Nunca mais soube o que aconteceu ao noivo de Alcoentre – mas não me admiraria se me dissessem que, revoltado por essa segunda prisão, se tinha tornado um delinquente contumaz.
Como não me admira que, longe de serem “recuperados para a sociedade”, sejam definitivamente convertidos em inimigos desta os muitos presos comuns que – descontando embora eventuais exageros de quem, inconformado pela situação em que se encontra, busca apoio no exterior – à ACED e ao GIP relatam casos de maus tratos inflingidos nas instituições que deveriam aplicar-se em recuperá-los: provocações, insultos, castigos físicos, humilhações várias.

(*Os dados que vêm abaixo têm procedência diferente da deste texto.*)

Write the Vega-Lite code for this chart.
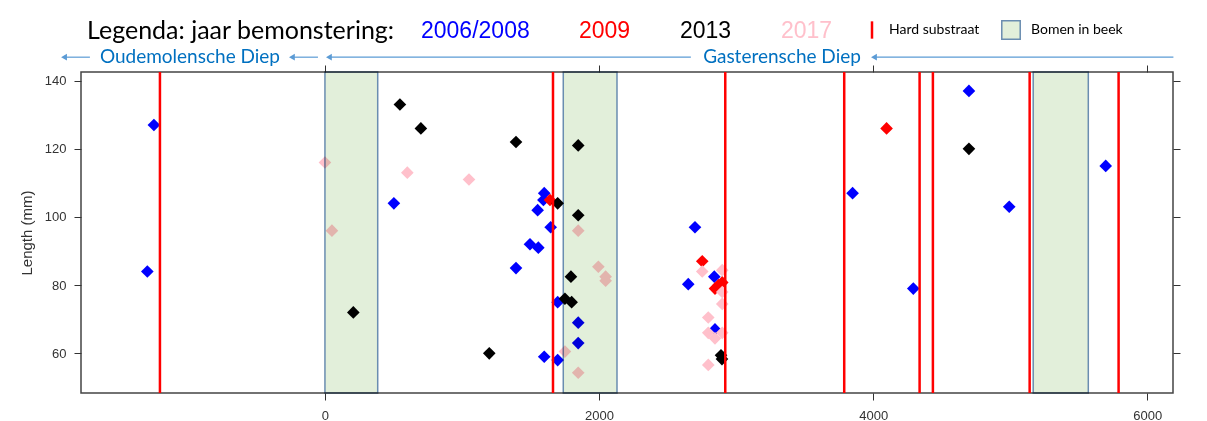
{
  "$schema": "https://vega.github.io/schema/vega-lite/v6.json",
  "width": 1092,
  "height": 321,
  "autosize": {"type": "none"},
  "padding": {"left": 81, "top": 72, "right": 34, "bottom": 28},
  "background": "white",
  "config": {"view": {"stroke": "#444444", "strokeWidth": 1.5}, "font": "Liberation Sans"},
  "datasets": {
    "fish": [
      {"x": -1248, "length": 127, "year": "2006/2008"},
      {"x": -1296, "length": 84, "year": "2006/2008"},
      {"x": 503, "length": 104, "year": "2006/2008"},
      {"x": 1600, "length": 107, "year": "2006/2008"},
      {"x": 1594, "length": 105, "year": "2006/2008"},
      {"x": 1552, "length": 102, "year": "2006/2008"},
      {"x": 1647, "length": 97, "year": "2006/2008"},
      {"x": 1496, "length": 92, "year": "2006/2008"},
      {"x": 1557, "length": 91, "year": "2006/2008"},
      {"x": 1394, "length": 85, "year": "2006/2008"},
      {"x": 1698, "length": 75, "year": "2006/2008"},
      {"x": 1848, "length": 69, "year": "2006/2008"},
      {"x": 1848, "length": 63, "year": "2006/2008"},
      {"x": 1600, "length": 59, "year": "2006/2008"},
      {"x": 1698, "length": 58, "year": "2006/2008"},
      {"x": 2700, "length": 97, "year": "2006/2008"},
      {"x": 2841, "length": 82.5, "year": "2006/2008"},
      {"x": 2651, "length": 80.3, "year": "2006/2008"},
      {"x": 2846, "length": 67, "year": "2006/2008"},
      {"x": 3850, "length": 107, "year": "2006/2008"},
      {"x": 4293, "length": 79, "year": "2006/2008"},
      {"x": 4699, "length": 137, "year": "2006/2008"},
      {"x": 4993, "length": 103, "year": "2006/2008"},
      {"x": 5697, "length": 115, "year": "2006/2008"},
      {"x": 1642, "length": 105, "year": "2009"},
      {"x": 2753, "length": 87, "year": "2009"},
      {"x": 2846, "length": 79, "year": "2009"},
      {"x": 2872, "length": 80, "year": "2009"},
      {"x": 2899, "length": 80.8, "year": "2009"},
      {"x": 4098, "length": 126, "year": "2009"},
      {"x": 207, "length": 72, "year": "2013"},
      {"x": 547, "length": 133, "year": "2013"},
      {"x": 700, "length": 126, "year": "2013"},
      {"x": 1199, "length": 60, "year": "2013"},
      {"x": 1394, "length": 122, "year": "2013"},
      {"x": 1698, "length": 104, "year": "2013"},
      {"x": 1751, "length": 76, "year": "2013"},
      {"x": 1795, "length": 82.5, "year": "2013"},
      {"x": 1800, "length": 75, "year": "2013"},
      {"x": 1848, "length": 121, "year": "2013"},
      {"x": 1848, "length": 100.5, "year": "2013"},
      {"x": 2890, "length": 59.4, "year": "2013"},
      {"x": 2897, "length": 58.3, "year": "2013"},
      {"x": 4699, "length": 120, "year": "2013"},
      {"x": 0, "length": 116, "year": "2017"},
      {"x": 51, "length": 96, "year": "2017"},
      {"x": 601, "length": 113, "year": "2017"},
      {"x": 1051, "length": 111, "year": "2017"},
      {"x": 1751, "length": 60.5, "year": "2017"},
      {"x": 1848, "length": 96, "year": "2017"},
      {"x": 1848, "length": 54.3, "year": "2017"},
      {"x": 1995, "length": 85.4, "year": "2017"},
      {"x": 2048, "length": 82.5, "year": "2017"},
      {"x": 2048, "length": 81.3, "year": "2017"},
      {"x": 2753, "length": 84, "year": "2017"},
      {"x": 2797, "length": 70.5, "year": "2017"},
      {"x": 2797, "length": 66, "year": "2017"},
      {"x": 2797, "length": 56.6, "year": "2017"},
      {"x": 2846, "length": 64.4, "year": "2017"},
      {"x": 2899, "length": 84.4, "year": "2017"},
      {"x": 2899, "length": 78, "year": "2017"},
      {"x": 2899, "length": 74.5, "year": "2017"},
      {"x": 2899, "length": 66, "year": "2017"}
    ],
    "hard": [
      {"x": -1204, "type": "Hard substraat"},
      {"x": 1664, "type": "Hard substraat"},
      {"x": 2921, "type": "Hard substraat"},
      {"x": 3789, "type": "Hard substraat"},
      {"x": 4339, "type": "Hard substraat"},
      {"x": 4436, "type": "Hard substraat"},
      {"x": 5142, "type": "Hard substraat"},
      {"x": 5791, "type": "Hard substraat"}
    ],
    "bomen": [
      {"from": 0, "to": 385, "type": "Bomen in beek"},
      {"from": 1739, "to": 2131, "type": "Bomen in beek"},
      {"from": 5168, "to": 5570, "type": "Bomen in beek"}
    ],
    "arrows": [
      {"head": -1904, "tail": -1715},
      {"head": -241, "tail": -51},
      {"head": 29, "tail": 2670},
      {"head": 4006, "tail": 6191}
    ],
    "rivers": [
      {"name": "Oudemolensche Diep", "x": -985},
      {"name": "Gasterensche Diep", "x": 3335}
    ]
  },
  "resolve": {"axis": {"x": "independent", "y": "independent"}},
  "layer": [
    {
      "data": {"name": "fish"},
      "mark": {"type": "point", "shape": "diamond", "filled": true, "size": 160, "opacity": 1},
      "encoding": {
        "x": {"field": "x", "type": "quantitative",
          "scale": {"domain": [-1780, 6188], "nice": false, "zero": false},
          "axis": {"orient": "bottom", "values": [0, 2000, 4000, 6000], "format": "d", "title": null, "grid": false, "domain": false,
            "tickSize": 7, "tickColor": "#333333", "labelFont": "Liberation Sans", "labelFontSize": 13, "labelColor": "#333333", "labelPadding": 9}},
        "y": {"field": "length", "type": "quantitative",
          "scale": {"domain": [48.35, 142.55], "nice": false, "zero": false},
          "axis": {"orient": "left", "values": [60, 80, 100, 120, 140], "title": "Length (mm)", "grid": false, "domain": false,
            "tickSize": 7, "tickColor": "#333333", "labelFont": "Liberation Sans", "labelFontSize": 13, "labelColor": "#333333", "labelPadding": 8,
            "titleFont": "Liberation Sans", "titleFontSize": 15, "titleFontWeight": "normal", "titleColor": "#333333", "titlePadding": 10}},
        "color": {"field": "year", "type": "nominal",
          "scale": {"domain": ["2006/2008", "2009", "2013", "2017"], "range": ["#0000ff", "#ff0000", "#000000", "#ffc0cb"]},
          "legend": {"orient": "none", "legendX": 6, "legendY": -53, "direction": "horizontal",
            "title": "Legenda: jaar bemonstering:", "titleOrient": "left", "titleAnchor": "middle", "titleBaseline": "middle", "titleLimit": 500,
            "titleFont": "Lato", "titleFontSize": 25, "titleFontWeight": "normal",
            "titleColor": "#000000", "titlePadding": 3,
            "labelFont": "Liberation Sans", "labelFontSize": 23, "labelLimit": 300, "symbolSize": 0, "symbolOpacity": 0, "labelOffset": 0, "columnPadding": 26,
            "encode": {"labels": {"update": {"fill": {"scale": "color", "field": "value"}}},
                       "symbols": {"update": {"size": {"value": 0}, "opacity": {"value": 0}}}}}}
      }
    },
    {
      "data": {"name": "bomen"},
      "mark": {"type": "rect", "blend": "multiply", "fillOpacity": 1, "stroke": "#6a8db0", "strokeWidth": 1.5, "strokeOpacity": 1},
      "encoding": {
        "x": {"field": "from", "type": "quantitative",
          "scale": {"domain": [-1780, 6188], "nice": false, "zero": false},
          "axis": {"orient": "top", "values": [0, 2000, 4000, 6000], "labels": false, "title": null, "grid": false, "domain": false,
            "tickSize": 7, "tickColor": "#333333"}},
        "x2": {"field": "to"},
        "fill": {"field": "type", "type": "nominal", "scale": {"range": ["#e2efda"]},
          "legend": {"orient": "none", "legendX": 920, "legendY": -52, "title": null, "symbolType": "square", "symbolSize": 340,
            "symbolStrokeColor": "#6a8db0", "symbolStrokeWidth": 1.5, "labelOffset": 10, "labelFont": "Lato", "labelFontSize": 14, "labelColor": "#000000"}}
      }
    },
    {
      "data": {"name": "hard"},
      "mark": {"type": "rule", "strokeWidth": 2.5},
      "encoding": {
        "x": {"field": "x", "type": "quantitative",
          "scale": {"domain": [-1780, 6188], "nice": false, "zero": false}, "axis": null},
        "stroke": {"field": "type", "type": "nominal", "scale": {"range": ["#ff0000"]},
          "legend": {"orient": "none", "legendX": 781, "legendY": -52, "title": null, "symbolType": "M0,-1V1", "symbolSize": 300,
            "symbolStrokeWidth": 2.5, "labelOffset": 7, "labelFont": "Lato", "labelFontSize": 14, "labelColor": "#000000"}}
      }
    },
    {
      "data": {"name": "arrows"},
      "mark": {"type": "rule", "color": "#5b9bd5", "strokeWidth": 1.2},
      "encoding": {
        "x": {"field": "tail", "type": "quantitative",
          "scale": {"domain": [-1780, 6188], "nice": false, "zero": false}, "axis": null},
        "x2": {"field": "head"},
        "y": {"datum": 146.9, "type": "quantitative",
          "scale": {"domain": [48.35, 142.55], "nice": false, "zero": false},
          "axis": {"orient": "right", "values": [60, 80, 100, 120, 140], "labels": false, "title": null, "grid": false, "domain": false,
            "tickSize": 7, "tickColor": "#333333"}}
      }
    },
    {
      "data": {"name": "arrows"},
      "mark": {"type": "point", "shape": "triangle-left", "filled": true, "size": 45, "color": "#5b9bd5", "opacity": 1},
      "encoding": {
        "x": {"field": "head", "type": "quantitative",
          "scale": {"domain": [-1780, 6188], "nice": false, "zero": false}, "axis": null},
        "y": {"datum": 146.9, "type": "quantitative",
          "scale": {"domain": [48.35, 142.55], "nice": false, "zero": false}, "axis": null}
      }
    },
    {
      "data": {"name": "rivers"},
      "mark": {"type": "text", "font": "Lato", "fontSize": 19, "color": "#0070c0", "align": "center", "baseline": "middle"},
      "encoding": {
        "x": {"field": "x", "type": "quantitative",
          "scale": {"domain": [-1780, 6188], "nice": false, "zero": false}, "axis": null},
        "y": {"datum": 146.9, "type": "quantitative",
          "scale": {"domain": [48.35, 142.55], "nice": false, "zero": false}, "axis": null},
        "text": {"field": "name"}
      }
    }
  ]
}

Por muitos daqueles filmes norte-americanos em que um sargento insulta e humilha jovens recrutas que possa ver, por muito que assista, nas ruas, às humilhações dos estudantes recém-ingressados na Universidade pelos “veteranos”, com a desculpa de que é “ tradição”, por muito que veja e reveja o documentário “Praxis” ou oiça as justificações dos pró-praxe sobre as violências inflingidas aos “caloiros”, não consigo compreender como é que violentar e humilhar alguém, livre ou preso, pode levar à sua boa integração na sociedade – excepto se por tal entendermos uma consciencialização política anti-sistema, que não me parece ser o resultado pretendido pelos sistemas judicial e prisional.
Explicam-me que, no caso das prisões, essa violência recai sobre alguém que foi antes violento. Mas a violência de um delinquente, por mais terrível que seja, por mais condenável, é uma violência privada, na qual não somos tidos como cúmplices. Não é assim com a violência de Estado, que se exerce em nosso nome. (“Nosso”, de “nós, o Povo”.). Temos, pois, o dever de a vigiar, de a evitar, de recusar ser cúmplices nela. Nem que seja por esta razão tão simples e tão egoista: é que a violência e a humilhação exercida em nosso nome não avilta apenas o que a exerce e o que a sofre, mas cada um de nós. E não me parece possível aceitar esse aviltamento.